Abdu’l-Baha walking Haifa

Abdu’l-Baha walking in Haifa, Israel

On November 28, 1921, the leader of the Baha’i community, born Abbas Effendi and fondly called The Master; the son of Baha’u’llah, the prophet and founder of the Baha’i Faith, and the center of his Covenant; dearly loved and revered around the world for his service to humanity and his advocacy for peace and unity; knighted by the British Empire for his work feeding the poor and averting famine in Palestine during World War I; passed into the next world. Seventy-seven years old, he had been a prisoner and an exile for most of his life.

Abdu’l-Baha’s passing unleashed a torrent of profound distress and grief, not just for the Baha’is but for everyone in the entire region, for believers in every religion and those with no religion. His funeral brought together even the famously fractious Holy Land, drawing mourners and admirers from every Faith, race, background and class. A great sense of loss and grief gripped everyone, and its intensity united them. In the Holy Land, Abdu’l-Baha’s unprecedented impact, and the outpouring of emotion that accompanied it, resulted in a funeral the likes of which no one had ever seen.

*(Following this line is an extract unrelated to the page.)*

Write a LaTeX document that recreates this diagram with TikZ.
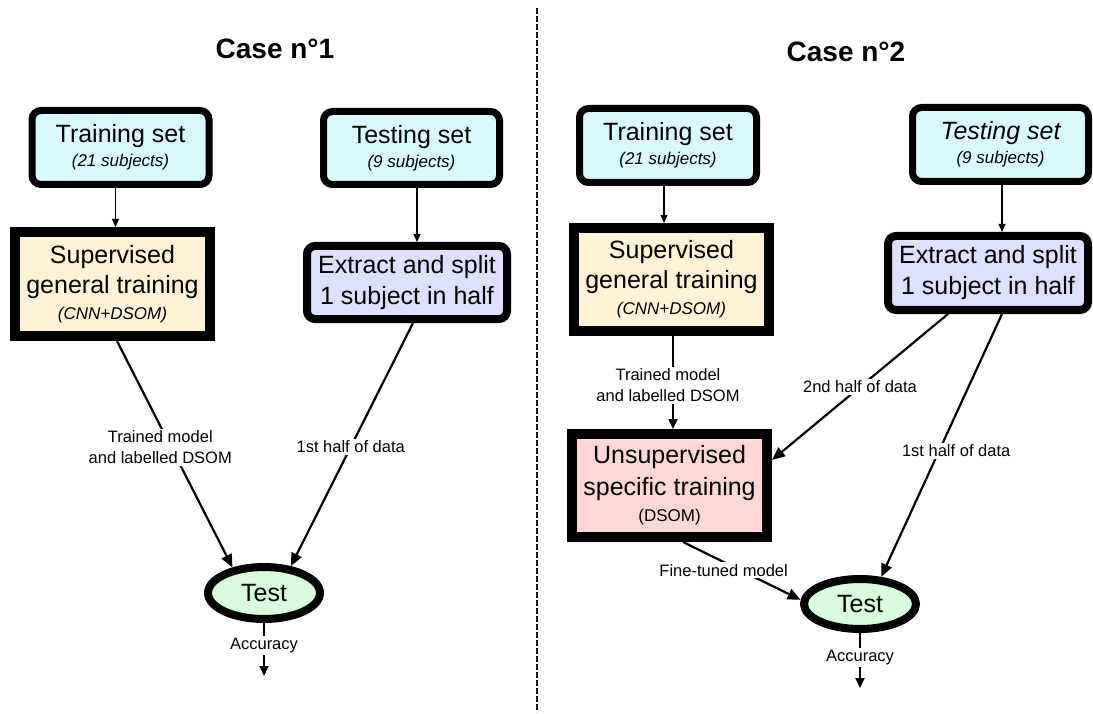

It took place on Tuesday, November 29th, 1921, just one day after his passing, on the slope of Mount Carmel. Thousands upon thousands of people walked up the mountain, “A great throng,” the British High Commissioner of Palestine wrote, “had gathered together, sorrowing for His death, but rejoicing also for His life.” The Governor of Jerusalem said “I have never known a more united expression of regret and respect than was called forth by the utter simplicity of the ceremony.” Media observers estimated more than ten thousand people attended: Arabs, Turks, Persians, Kurds, Armenians, Europeans, Americans, Jews, Catholics, Orthodox Christians, Anglicans, Muslims, Druzes and Baha’is, government officials and clergy and the wealthiest and the poorest, all there to show their deep respect for the man one newspaper called “The Personification of Humanitarianism.” Mourning, moaning and lamenting, the huge crowd collectively felt such a deep sense of loss that many attendees struggled mightily with their emotions.

These mourners had lost someone so unique and so humble, so wise and selfless and dedicated to the service of others, that they feared they had lost something irreplaceable, something enormously precious, not just a man but a truly heroic and transcendent soul. Many in that gigantic crowd literally owed their lives to Abdu’l-Baha, either from the generous donations he had given the poor for decades or from the grain he had stored to feed the starving people of Palestine during what they called “The Great Woe,” the long war that cut their country off from food supplies.

If the old saying that you can judge a man by his funeral is true, then Abdu’l-Baha’s interment produced one of the most spontaneous, profound and public outpourings of affection, warmth and tenderness the Holy Land had ever seen—and proved Abdu’l-Baha’s teaching that love lasts eternally.